4.6. Fibroblast Attachment and Proliferation Studies
4.6.1. Cells, Media, and HSAM
Primary normal adult human dermal fibroblasts (NHDFs, lot 22TL073035 [female, age 46, Black], Lonza Biosciences, Walkersville, MD, USA) and two lots of primary mouse fibroblasts (L929, lots 14A015/70058860, ATCC, Bethesda, MD, USA) were thawed and cultured as per the manufacturer’s recommendations. For all experiments, growth media (GM) was used and consisted of 10% fetal bovine serum (FBS; Corning, Corning, NY, USA) and 1% antibiotic antimycotic solution (Corning, Corning, NY, USA) in Dulbecco’s Modified Eagle’s Medium (DMEM; Corning, Corning, NY, USA).

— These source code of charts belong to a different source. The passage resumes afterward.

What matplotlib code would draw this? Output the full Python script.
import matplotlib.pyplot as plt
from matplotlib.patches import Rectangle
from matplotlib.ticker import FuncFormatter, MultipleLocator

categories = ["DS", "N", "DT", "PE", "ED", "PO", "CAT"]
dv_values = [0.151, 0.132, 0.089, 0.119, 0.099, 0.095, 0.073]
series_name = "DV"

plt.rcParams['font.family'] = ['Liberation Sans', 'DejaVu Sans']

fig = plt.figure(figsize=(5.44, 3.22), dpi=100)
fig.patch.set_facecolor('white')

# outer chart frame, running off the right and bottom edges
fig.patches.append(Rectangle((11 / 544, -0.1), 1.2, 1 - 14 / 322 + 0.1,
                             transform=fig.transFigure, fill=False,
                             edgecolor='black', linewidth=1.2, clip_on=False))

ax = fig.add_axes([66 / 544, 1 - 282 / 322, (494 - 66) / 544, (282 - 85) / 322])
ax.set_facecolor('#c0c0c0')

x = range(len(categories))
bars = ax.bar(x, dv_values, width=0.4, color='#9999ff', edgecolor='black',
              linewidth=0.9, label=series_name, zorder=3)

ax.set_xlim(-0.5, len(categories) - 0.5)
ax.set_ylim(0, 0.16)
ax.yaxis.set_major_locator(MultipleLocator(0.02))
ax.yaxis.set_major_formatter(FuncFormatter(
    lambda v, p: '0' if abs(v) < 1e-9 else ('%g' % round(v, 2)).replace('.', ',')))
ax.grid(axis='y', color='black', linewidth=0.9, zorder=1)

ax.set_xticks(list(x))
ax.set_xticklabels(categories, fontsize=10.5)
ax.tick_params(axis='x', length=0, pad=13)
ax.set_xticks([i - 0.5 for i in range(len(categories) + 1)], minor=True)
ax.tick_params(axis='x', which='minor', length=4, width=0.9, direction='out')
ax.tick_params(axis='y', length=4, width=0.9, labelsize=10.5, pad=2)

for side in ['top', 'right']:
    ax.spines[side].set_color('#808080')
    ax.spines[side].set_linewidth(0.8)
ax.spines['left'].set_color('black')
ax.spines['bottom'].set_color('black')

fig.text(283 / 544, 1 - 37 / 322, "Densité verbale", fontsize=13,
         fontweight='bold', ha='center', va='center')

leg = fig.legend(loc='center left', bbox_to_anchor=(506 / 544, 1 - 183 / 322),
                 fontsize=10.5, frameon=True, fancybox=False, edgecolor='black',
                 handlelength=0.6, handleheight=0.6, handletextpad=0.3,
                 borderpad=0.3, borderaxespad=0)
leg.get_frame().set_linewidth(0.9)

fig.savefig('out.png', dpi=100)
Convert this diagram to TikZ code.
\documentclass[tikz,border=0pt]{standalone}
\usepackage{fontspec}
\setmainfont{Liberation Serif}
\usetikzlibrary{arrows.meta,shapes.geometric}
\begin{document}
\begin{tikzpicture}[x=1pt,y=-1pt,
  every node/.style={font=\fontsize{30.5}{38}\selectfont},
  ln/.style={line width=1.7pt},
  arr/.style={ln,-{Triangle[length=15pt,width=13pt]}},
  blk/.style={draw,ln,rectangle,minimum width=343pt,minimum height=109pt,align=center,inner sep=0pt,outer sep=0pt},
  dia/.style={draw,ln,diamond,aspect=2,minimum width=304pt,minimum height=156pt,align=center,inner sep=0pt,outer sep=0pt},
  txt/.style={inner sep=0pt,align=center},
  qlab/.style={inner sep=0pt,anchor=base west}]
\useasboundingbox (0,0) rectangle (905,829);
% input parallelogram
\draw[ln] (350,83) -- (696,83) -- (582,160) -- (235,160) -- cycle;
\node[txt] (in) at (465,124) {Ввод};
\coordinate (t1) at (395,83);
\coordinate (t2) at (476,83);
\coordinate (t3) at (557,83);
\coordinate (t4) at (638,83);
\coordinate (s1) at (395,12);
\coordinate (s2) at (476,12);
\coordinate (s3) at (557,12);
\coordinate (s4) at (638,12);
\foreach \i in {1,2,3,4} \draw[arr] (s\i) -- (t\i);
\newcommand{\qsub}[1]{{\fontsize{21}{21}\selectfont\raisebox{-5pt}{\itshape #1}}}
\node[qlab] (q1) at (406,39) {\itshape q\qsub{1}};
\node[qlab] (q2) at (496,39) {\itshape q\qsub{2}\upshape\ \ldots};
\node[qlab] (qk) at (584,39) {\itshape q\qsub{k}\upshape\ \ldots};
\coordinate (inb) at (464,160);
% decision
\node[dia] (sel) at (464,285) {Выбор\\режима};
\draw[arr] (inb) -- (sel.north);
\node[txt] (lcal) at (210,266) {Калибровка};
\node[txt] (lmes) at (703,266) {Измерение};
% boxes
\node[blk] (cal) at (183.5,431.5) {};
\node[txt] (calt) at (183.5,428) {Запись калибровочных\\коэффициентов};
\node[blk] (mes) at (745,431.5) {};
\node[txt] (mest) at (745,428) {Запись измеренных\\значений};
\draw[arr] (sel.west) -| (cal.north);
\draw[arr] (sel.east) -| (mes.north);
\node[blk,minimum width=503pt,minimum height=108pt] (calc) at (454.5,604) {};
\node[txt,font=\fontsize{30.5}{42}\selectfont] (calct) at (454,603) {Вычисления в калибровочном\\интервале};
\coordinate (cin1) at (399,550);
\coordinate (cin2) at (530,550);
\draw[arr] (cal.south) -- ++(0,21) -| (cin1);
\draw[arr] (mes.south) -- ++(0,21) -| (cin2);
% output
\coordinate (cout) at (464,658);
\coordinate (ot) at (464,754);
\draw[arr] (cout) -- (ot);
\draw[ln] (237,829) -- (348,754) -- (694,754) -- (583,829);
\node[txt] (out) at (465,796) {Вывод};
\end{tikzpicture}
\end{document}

HSAM grafts (Affinity™, Organogenesis, Canton, MA, USA) were utilized. Grafts were individually secured with CellCrowns™ (Scaffdex, Tampere, Finland) with the stromal side facing up in a 12-well plate (Corning, Corning, NY, USA). A total of 50,000 cells per well in 50 μL of GM were seeded onto the stromal side and allowed to attach for a minimum of 3 h at 37 °C at 5% CO2. Following attachment, 2 mL of GM was added, and plates were incubated until assessment at days 1, 3, 7, 10, and 14. Media was changed every 2–3 days on all grafts.

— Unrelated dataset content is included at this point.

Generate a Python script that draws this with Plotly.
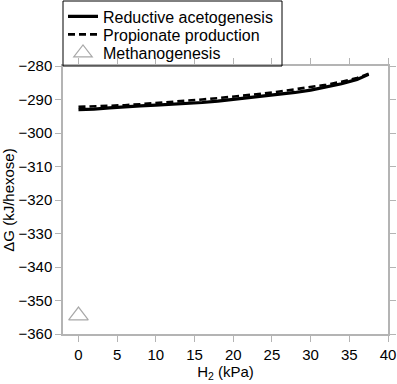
import plotly.graph_objects as go

h2 = [0, 2, 4, 6, 8, 10, 12, 14, 16, 18, 20, 22, 24, 26, 28, 30, 32, 34, 36, 37.5]
acetogenesis = [-293.0, -292.9, -292.5, -292.1, -291.9, -291.7, -291.5, -291.2, -290.9, -290.5,
                -290.0, -289.5, -289.0, -288.5, -287.9, -287.2, -286.3, -285.3, -284.0, -282.5]
propionate = [-292.2, -292.1, -292.0, -291.7, -291.4, -291.1, -290.7, -290.3, -290.0, -289.6,
              -289.2, -288.7, -288.2, -287.6, -287.0, -286.4, -285.6, -284.7, -283.6, -282.3]
methano_x = [0]
methano_y = [-354.5]

W, H = 397, 384
ML, MR, MT, MB = 63, 9, 66, 50
PW, PH = W - ML - MR, H - MT - MB

fig = go.Figure()
fig.add_trace(go.Scatter(x=h2, y=acetogenesis, mode="lines", name="Reductive acetogenesis",
                         line=dict(color="black", width=3.2), legend="legend"))
fig.add_trace(go.Scatter(x=h2, y=propionate, mode="lines", name="Propionate production",
                         line=dict(color="black", width=2.6, dash="7px,4px"), legend="legend2"))
fig.add_trace(go.Scatter(x=methano_x, y=methano_y, mode="markers", name="Methanogenesis",
                         marker=dict(symbol="triangle-up-open", size=17, color="#a8a8a8",
                                     line=dict(width=1.2, color="#a8a8a8")), legend="legend3"))

axis_common = dict(showline=True, linecolor="#b4b4b4", linewidth=1.5, mirror="ticks",
                   ticks="outside", ticklen=6, tickcolor="#b4b4b4", showgrid=False,
                   zeroline=False, tickfont=dict(size=15, color="black"))
fig.update_xaxes(range=[-2, 40], tickvals=[0, 5, 10, 15, 20, 25, 30, 35, 40],
                 title=dict(text="H<sub>2</sub> (kPa)", font=dict(size=15, color="black"), standoff=2),
                 automargin=False, **axis_common)
fig.update_yaxes(range=[-360, -280], tickvals=[-360, -350, -340, -330, -320, -310, -300, -290, -280],
                 title=dict(text="ΔG (kJ/hexose)", font=dict(size=15, color="black"), standoff=6),
                 automargin=False, **axis_common)

# legend frame
fig.add_shape(type="rect", xref="paper", yref="paper",
              x0=0, x1=(282 - ML) / PW, y0=1, y1=1 + 65 / PH,
              line=dict(color="black", width=1), fillcolor="rgba(0,0,0,0)", layer="above")


def leg(yc):
    return dict(x=0, y=1 + (MT - yc) / PH, xanchor="left", yanchor="middle", borderwidth=0,
                bgcolor="rgba(0,0,0,0)", font=dict(size=16), tracegroupgap=0, itemwidth=30)


fig.update_layout(
    width=W, height=H,
    margin=dict(l=ML, r=MR, t=MT, b=MB, autoexpand=False),
    paper_bgcolor="white", plot_bgcolor="white",
    font=dict(family="Liberation Sans, Arial, sans-serif", size=15, color="black"),
    legend=leg(16.5), legend2=leg(34.5), legend3=leg(53),
    showlegend=True,
)

fig.write_html("out.html", config={"displayModeBar": False},
               post_script="document.body.style.margin='0';document.body.style.overflow='hidden';")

4.6.2. Quantitation of Proliferation
Grafts at assessed timepoints were fixed in 4% paraformaldehyde, permeabilized with 0.01% Triton X-100 for 20 min at room temperature, and blocked in 5% goat serum for 1 h at 37 °C. Grafts were incubated with TGF-β1 primary antibody (1:100; Thermo Fisher, Waltham, MA, USA) at 37 °C then incubated with Alexa Fluor 488-conjugated secondary antibody (1:500; Themo Fisher, Waltham, MA, USA) at 37 °C. DAPI (4′,6-diamidino-2-phenylinodole) was used to stain nuclei, while Rhodamine Phalloidin (1:100; Thermo Fisher, Waltham, MA, USA) was used to stain filamentous actin (f-actin). Representative images were captured at a magnification of 40× using a fluorescence confocal microscope (Nikon A1R, Nikon, Melville, NY, USA).

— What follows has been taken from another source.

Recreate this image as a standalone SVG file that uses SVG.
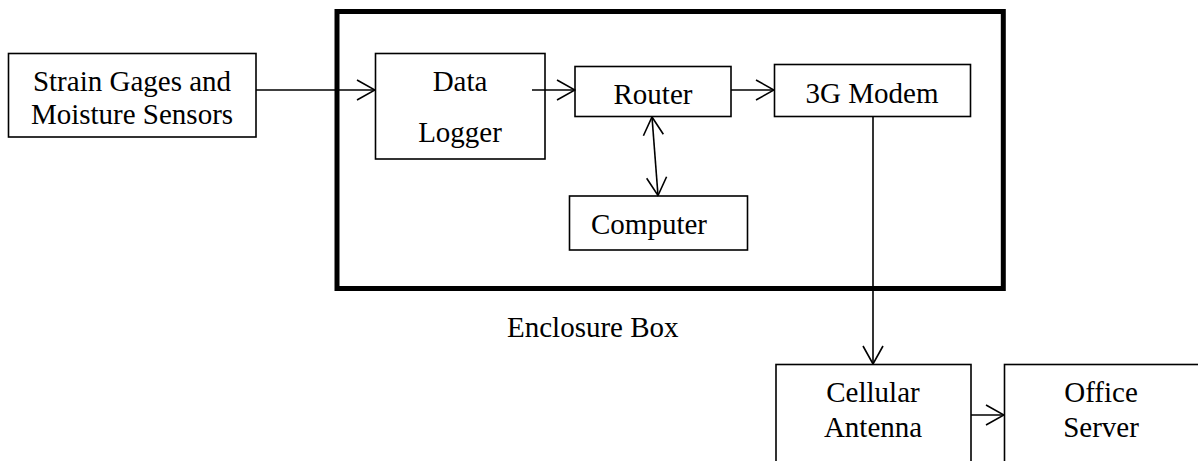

Proliferation was also visualized using SEM. HSAM grafts were fixed in 4% paraformaldehyde prior to immersion in 8% paraformaldehyde at 4 °C for two days. Images of non-seeded and fibroblast seeded HSAM at 14 days were taken at a magnification of 100× and 500× using the methods described above.
4.7. Statistical Analyses
Statistical analyses were performed with GraphPad Prism v10.3 (GraphPad Software, Boston, MA, USA). A one-way analysis of variance (ANOVA) with Tukey’s post hoc test was performed to determine statistical differences in tissue thickness. A nested t-test was used to evaluate differences in displacement and maximum force. A two-way ANOVA with Šidák’s post hoc test was performed to determine differences in in vitro SWF studies, while a one-phase decay fit was conducted and the Y0 was constrained to 100 in analyzing the rate of in vitro degradation. A two-way ANOVA with Šidák’s post hoc test was used to evaluate differences between time points for fibroblast attachment experiments. Outliers were removed using the ROUT method. Average ± standard deviation is reported for all graphs. Electronic laboratory notebooks were used.